Accommodating Religious Practices vs. Accommodating Disabilities: Two Different Standards for Employers to Follow

Posted by Michael Dodd on

Not all “reasonable accommodations” are created equal. Both Title VII of the Civil Rights Act (Title VII) and the Americans with Disabilities Act (ADA) require employers to “reasonably accommodate” employees. Title VII requires reasonable accommodation of an employee’s religious beliefs and practices and the ADA requires reasonable accommodation of an employee’s disabilities. Despite the use of the same phrase in both laws, they have very different meanings because of what is considered unreasonable according to these laws. Under Title VII, a religious accommodation is considered unreasonable (or an “undue hardship”) for the employer, if it creates “more than de minimis” cost or burden for the employer. Just as it sounds, the term “de minimis” is simply Latin for “of minimal importance” or “trivial.” By contrast, an undue hardship under the ADA is defined as “significant difficulty or expense.” In other words, there are many situations where an employer can deny a religious accommodation without violating Title VII. Nevertheless, employers need to understand how to analyze employee requests for religious accommodation to avoid possible religious discrimination claims.

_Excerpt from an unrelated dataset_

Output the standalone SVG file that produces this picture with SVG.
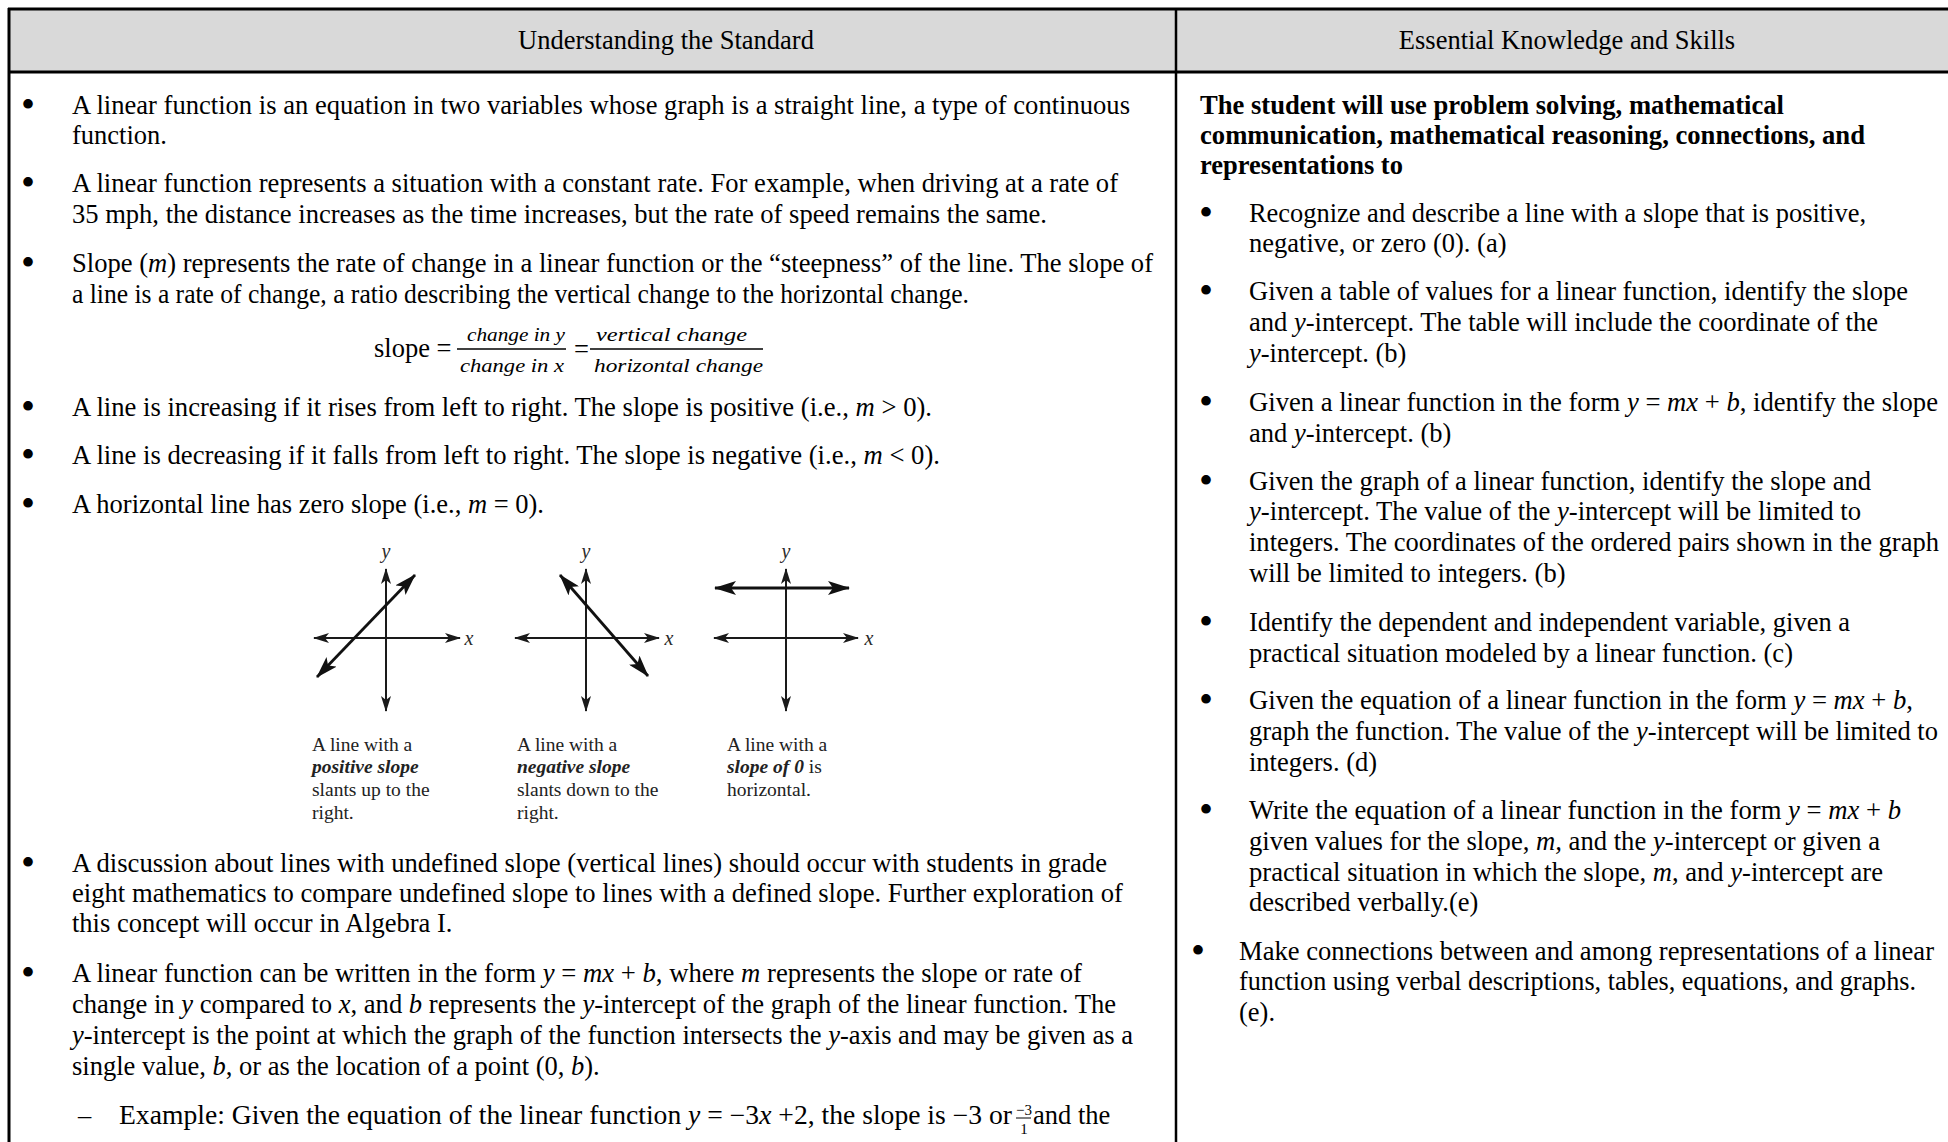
<svg xmlns="http://www.w3.org/2000/svg" width="1948" height="1142" viewBox="0 0 1948 1142">
<style>
.t{font-family:"Liberation Serif","Times New Roman",serif;font-size:26.5px;fill:#000}
.i{font-style:italic}
.b{font-weight:bold}
.m{font-family:"Liberation Serif",serif;font-style:italic;font-size:18px;fill:#000}
.cap{font-family:"Liberation Serif",serif;font-size:19.5px;fill:#222}
.lbl{font-family:"Liberation Serif",serif;font-style:italic;font-size:20px;fill:#2a2a2a;text-anchor:middle}
.ax{stroke:#1a1a1a;stroke-width:2;fill:none}
.ln{stroke:#111;stroke-width:2.8;fill:none}
.bul{font-family:"Liberation Serif",serif;font-size:40px;fill:#000;text-anchor:middle}
</style>
<defs>
<marker id="ah" viewBox="0 0 16 10" refX="15" refY="5" markerWidth="16" markerHeight="10" markerUnits="userSpaceOnUse" orient="auto-start-reverse">
<path d="M0,0 L16,5 L0,10 L4,5 Z" fill="#1a1a1a"/>
</marker>
<marker id="ahb" viewBox="0 0 22 14" refX="21" refY="7" markerWidth="22" markerHeight="14" markerUnits="userSpaceOnUse" orient="auto-start-reverse">
<path d="M0,0 L22,7 L0,14 L5,7 Z" fill="#111"/>
</marker>
</defs>
<rect width="1948" height="1142" fill="#fff"/>

<g id="table">
<rect x="9" y="9" width="1939" height="63" fill="#d9d9d9"/>
<line x1="8" y1="9" x2="1948" y2="9" stroke="#000" stroke-width="3"/>
<line x1="8" y1="72" x2="1948" y2="72" stroke="#000" stroke-width="3"/>
<line x1="9" y1="8" x2="9" y2="1142" stroke="#000" stroke-width="3"/>
<line x1="1176" y1="8" x2="1176" y2="1142" stroke="#000" stroke-width="2.5"/>
</g>

<g id="header">
<text class="t" x="666" y="49" text-anchor="middle">Understanding the Standard</text>
<text class="t" x="1567" y="49" text-anchor="middle">Essential Knowledge and Skills</text>
</g>

<g id="left-col">
<text class="bul" x="28" y="118">•</text>
<text class="t" x="72" y="114" textLength="1058" lengthAdjust="spacingAndGlyphs">A linear function is an equation in two variables whose graph is a straight line, a type of continuous</text>
<text class="t" x="72" y="144">function.</text>

<text class="bul" x="28" y="196">•</text>
<text class="t" x="72" y="192" textLength="1046" lengthAdjust="spacingAndGlyphs">A linear function represents a situation with a constant rate. For example, when driving at a rate of</text>
<text class="t" x="72" y="223" textLength="975" lengthAdjust="spacingAndGlyphs">35 mph, the distance increases as the time increases, but the rate of speed remains the same.</text>

<text class="bul" x="28" y="276">•</text>
<text class="t" x="72" y="272" textLength="1081" lengthAdjust="spacingAndGlyphs">Slope (<tspan class="i">m</tspan>) represents the rate of change in a linear function or the “steepness” of the line. The slope of</text>
<text class="t" x="72" y="303" textLength="897" lengthAdjust="spacingAndGlyphs">a line is a rate of change, a ratio describing the vertical change to the horizontal change.</text>

<g id="slope-formula">
<text class="t" x="374" y="357">slope =</text>
<text class="m" x="467" y="341" textLength="98" lengthAdjust="spacingAndGlyphs">change in y</text>
<line x1="457" y1="349" x2="566" y2="349" stroke="#000" stroke-width="1.3"/>
<text class="m" x="460" y="372" textLength="104" lengthAdjust="spacingAndGlyphs">change in x</text>
<text class="t" x="574" y="358">=</text>
<text class="m" x="596" y="341" textLength="151" lengthAdjust="spacingAndGlyphs">vertical change</text>
<line x1="590" y1="349" x2="763" y2="349" stroke="#000" stroke-width="1.3"/>
<text class="m" x="594" y="372" textLength="169" lengthAdjust="spacingAndGlyphs">horizontal change</text>
</g>

<text class="bul" x="28" y="420">•</text>
<text class="t" x="72" y="416" textLength="860" lengthAdjust="spacingAndGlyphs">A line is increasing if it rises from left to right. The slope is positive (i.e., <tspan class="i">m</tspan> &gt; 0).</text>
<text class="bul" x="28" y="468">•</text>
<text class="t" x="72" y="464" textLength="868" lengthAdjust="spacingAndGlyphs">A line is decreasing if it falls from left to right. The slope is negative (i.e., <tspan class="i">m</tspan> &lt; 0).</text>
<text class="bul" x="28" y="517">•</text>
<text class="t" x="72" y="513">A horizontal line has zero slope (i.e., <tspan class="i">m</tspan> = 0).</text>

<text class="bul" x="28" y="876">•</text>
<text class="t" x="72" y="872" textLength="1035" lengthAdjust="spacingAndGlyphs">A discussion about lines with undefined slope (vertical lines) should occur with students in grade</text>
<text class="t" x="72" y="902" textLength="1051" lengthAdjust="spacingAndGlyphs">eight mathematics to compare undefined slope to lines with a defined slope. Further exploration of</text>
<text class="t" x="72" y="932">this concept will occur in Algebra I.</text>

<text class="bul" x="28" y="986">•</text>
<text class="t" x="72" y="982" textLength="1010" lengthAdjust="spacingAndGlyphs">A linear function can be written in the form <tspan class="i">y</tspan> = <tspan class="i">mx</tspan> + <tspan class="i">b</tspan>, where <tspan class="i">m</tspan> represents the slope or rate of</text>
<text class="t" x="72" y="1013" textLength="1044" lengthAdjust="spacingAndGlyphs">change in <tspan class="i">y</tspan> compared to <tspan class="i">x</tspan>, and <tspan class="i">b</tspan> represents the <tspan class="i">y</tspan>-intercept of the graph of the linear function. The</text>
<text class="t" x="72" y="1044" textLength="1061" lengthAdjust="spacingAndGlyphs"><tspan class="i">y</tspan>-intercept is the point at which the graph of the function intersects the <tspan class="i">y</tspan>-axis and may be given as a</text>
<text class="t" x="72" y="1075"><tspan>single value, </tspan><tspan class="i">b</tspan>, or as the location of a point (0, <tspan class="i">b</tspan>).</text>

<text class="t" x="78" y="1124">–</text>
<text class="t" x="119" y="1124" textLength="893" lengthAdjust="spacingAndGlyphs">Example: Given the equation of the linear function <tspan class="i">y</tspan> = −3<tspan class="i">x</tspan> +2, the slope is −3 or</text>
<text class="t" x="1024" y="1115" text-anchor="middle" style="font-size:15px">−3</text>
<line x1="1016" y1="1118" x2="1031" y2="1118" stroke="#000" stroke-width="1"/>
<text class="t" x="1024" y="1134" text-anchor="middle" style="font-size:15px">1</text>
<text class="t" x="1033" y="1124">and the</text>
</g>

<g id="graphs">
<g id="graph-positive">
<line class="ax" x1="386" y1="711" x2="386" y2="569" marker-start="url(#ah)" marker-end="url(#ah)"/>
<line class="ax" x1="314" y1="638" x2="460" y2="638" marker-start="url(#ah)" marker-end="url(#ah)"/>
<line class="ln" x1="317" y1="677" x2="415" y2="575" marker-start="url(#ahb)" marker-end="url(#ahb)"/>
<text class="lbl" x="386" y="558">y</text>
<text class="lbl" x="469" y="645">x</text>
<text class="cap" x="312" y="751">A line with a</text>
<text class="cap b i" x="312" y="773">positive slope</text>
<text class="cap" x="312" y="796">slants up to the</text>
<text class="cap" x="312" y="819">right.</text>
</g>
<g id="graph-negative">
<line class="ax" x1="586" y1="711" x2="586" y2="569" marker-start="url(#ah)" marker-end="url(#ah)"/>
<line class="ax" x1="515" y1="638" x2="659" y2="638" marker-start="url(#ah)" marker-end="url(#ah)"/>
<line class="ln" x1="560" y1="575" x2="648" y2="676" marker-start="url(#ahb)" marker-end="url(#ahb)"/>
<text class="lbl" x="586" y="558">y</text>
<text class="lbl" x="669" y="645">x</text>
<text class="cap" x="517" y="751">A line with a</text>
<text class="cap b i" x="517" y="773">negative slope</text>
<text class="cap" x="517" y="796">slants down to the</text>
<text class="cap" x="517" y="819">right.</text>
</g>
<g id="graph-zero">
<line class="ax" x1="786" y1="711" x2="786" y2="569" marker-start="url(#ah)" marker-end="url(#ah)"/>
<line class="ax" x1="714" y1="638" x2="858" y2="638" marker-start="url(#ah)" marker-end="url(#ah)"/>
<line class="ln" x1="715" y1="588" x2="849" y2="588" stroke-width="3.2" marker-start="url(#ahb)" marker-end="url(#ahb)"/>
<text class="lbl" x="786" y="558">y</text>
<text class="lbl" x="869" y="645">x</text>
<text class="cap" x="727" y="751">A line with a</text>
<text class="cap" x="727" y="773"><tspan class="b i">slope of 0</tspan> is</text>
<text class="cap" x="727" y="796">horizontal.</text>
</g>
</g>

<g id="right-col">
<text class="t b" x="1200" y="114" textLength="584" lengthAdjust="spacingAndGlyphs">The student will use problem solving, mathematical</text>
<text class="t b" x="1200" y="144" textLength="665" lengthAdjust="spacingAndGlyphs">communication, mathematical reasoning, connections, and</text>
<text class="t b" x="1200" y="174">representations to</text>

<text class="bul" x="1206" y="226">•</text>
<text class="t" x="1249" y="222" textLength="617" lengthAdjust="spacingAndGlyphs">Recognize and describe a line with a slope that is positive,</text>
<text class="t" x="1249" y="252">negative, or zero (0). (a)</text>

<text class="bul" x="1206" y="304">•</text>
<text class="t" x="1249" y="300" textLength="659" lengthAdjust="spacingAndGlyphs">Given a table of values for a linear function, identify the slope</text>
<text class="t" x="1249" y="331" textLength="629" lengthAdjust="spacingAndGlyphs">and <tspan class="i">y</tspan>-intercept. The table will include the coordinate of the</text>
<text class="t" x="1249" y="362"><tspan class="i">y</tspan>-intercept. (b)</text>

<text class="bul" x="1206" y="415">•</text>
<text class="t" x="1249" y="411" textLength="689" lengthAdjust="spacingAndGlyphs">Given a linear function in the form <tspan class="i">y</tspan> = <tspan class="i">mx</tspan> + <tspan class="i">b</tspan>, identify the slope</text>
<text class="t" x="1249" y="442">and <tspan class="i">y</tspan>-intercept. (b)</text>

<text class="bul" x="1206" y="494">•</text>
<text class="t" x="1249" y="490" textLength="622" lengthAdjust="spacingAndGlyphs">Given the graph of a linear function, identify the slope and</text>
<text class="t" x="1249" y="520" textLength="612" lengthAdjust="spacingAndGlyphs"><tspan class="i">y</tspan>-intercept. The value of the <tspan class="i">y</tspan>-intercept will be limited to</text>
<text class="t" x="1249" y="551" textLength="690" lengthAdjust="spacingAndGlyphs">integers. The coordinates of the ordered pairs shown in the graph</text>
<text class="t" x="1249" y="582">will be limited to integers. (b)</text>

<text class="bul" x="1206" y="635">•</text>
<text class="t" x="1249" y="631" textLength="601" lengthAdjust="spacingAndGlyphs">Identify the dependent and independent variable, given a</text>
<text class="t" x="1249" y="662" textLength="544" lengthAdjust="spacingAndGlyphs">practical situation modeled by a linear function. (c)</text>

<text class="bul" x="1206" y="713">•</text>
<text class="t" x="1249" y="709" textLength="664" lengthAdjust="spacingAndGlyphs">Given the equation of a linear function in the form <tspan class="i">y</tspan> = <tspan class="i">mx</tspan> + <tspan class="i">b</tspan>,</text>
<text class="t" x="1249" y="740" textLength="689" lengthAdjust="spacingAndGlyphs">graph the function. The value of the <tspan class="i">y</tspan>-intercept will be limited to</text>
<text class="t" x="1249" y="771">integers. (d)</text>

<text class="bul" x="1206" y="823">•</text>
<text class="t" x="1249" y="819" textLength="652" lengthAdjust="spacingAndGlyphs">Write the equation of a linear function in the form <tspan class="i">y</tspan> = <tspan class="i">mx</tspan> + <tspan class="i">b</tspan></text>
<text class="t" x="1249" y="850" textLength="631" lengthAdjust="spacingAndGlyphs">given values for the slope, <tspan class="i">m,</tspan> and the <tspan class="i">y</tspan>-intercept or given a</text>
<text class="t" x="1249" y="881" textLength="634" lengthAdjust="spacingAndGlyphs">practical situation in which the slope, <tspan class="i">m</tspan>, and <tspan class="i">y</tspan>-intercept are</text>
<text class="t" x="1249" y="911">described verbally.(e)</text>

<text class="bul" x="1198" y="964">•</text>
<text class="t" x="1239" y="960" textLength="695" lengthAdjust="spacingAndGlyphs">Make connections between and among representations of a linear</text>
<text class="t" x="1239" y="990" textLength="677" lengthAdjust="spacingAndGlyphs">function using verbal descriptions, tables, equations, and graphs.</text>
<text class="t" x="1239" y="1021">(e).</text>
</g>
</svg>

Courts employ a two-step analysis in evaluating claims of religious discrimination.  First, an employee must be able to demonstrate that: 1) he/she holds a sincere religious belief that conflicts with an employment requirement; 2) he/she has informed the employer of the conflict; and 3) he/she was discharged or otherwise penalized for failing to comply with the conflicting employment requirement.  Assuming that this first step is satisfied, the burden then shifts to the employer to show that it could not accommodate the employee without undue hardship in the conduct of its business.

Applying this two-step analysis, an employer’s obligation to reasonably accommodate religious beliefs starts with a threshold determination as to whether the employee is requesting the accommodation because of a “sincerely held” belief or whether in the alternative, the request is actually based on a personal preference.  For example, an employee may request to be relieved of all duties on Saturdays for religious reasons. If this is simply because the employee would prefer to attend services on Saturday, as opposed to a sincerely held belief that Saturday is the Sabbath day, then it is a preference and may not need to be accommodated. This is why it is a good idea to request additional information from an employee requesting a religious accommodation in order to evaluate whether his/her conduct is consistent with a sincerely-held belief. 

Assuming that the employee’s request for accommodation is based on a sincerely-held belief, an employer’s analysis must turn to whether the proposed accommodation imposes more than a de minimis cost or burden for the employer. Factors to be considered are “the identifiable cost in relation to the size and operating costs of the employer, and the number of individuals who will in fact need a particular accommodation.” For example, courts have found undue hardship where the accommodation diminishes efficiency in other jobs, infringes on other employees’ job rights or benefits, impairs workplace safety, or causes co-workers to carry the accommodated employee’s share of potentially hazardous or burdensome work. Ultimately, the determination of whether a proposed accommodation would pose an undue hardship is based on concrete, fact-specific considerations.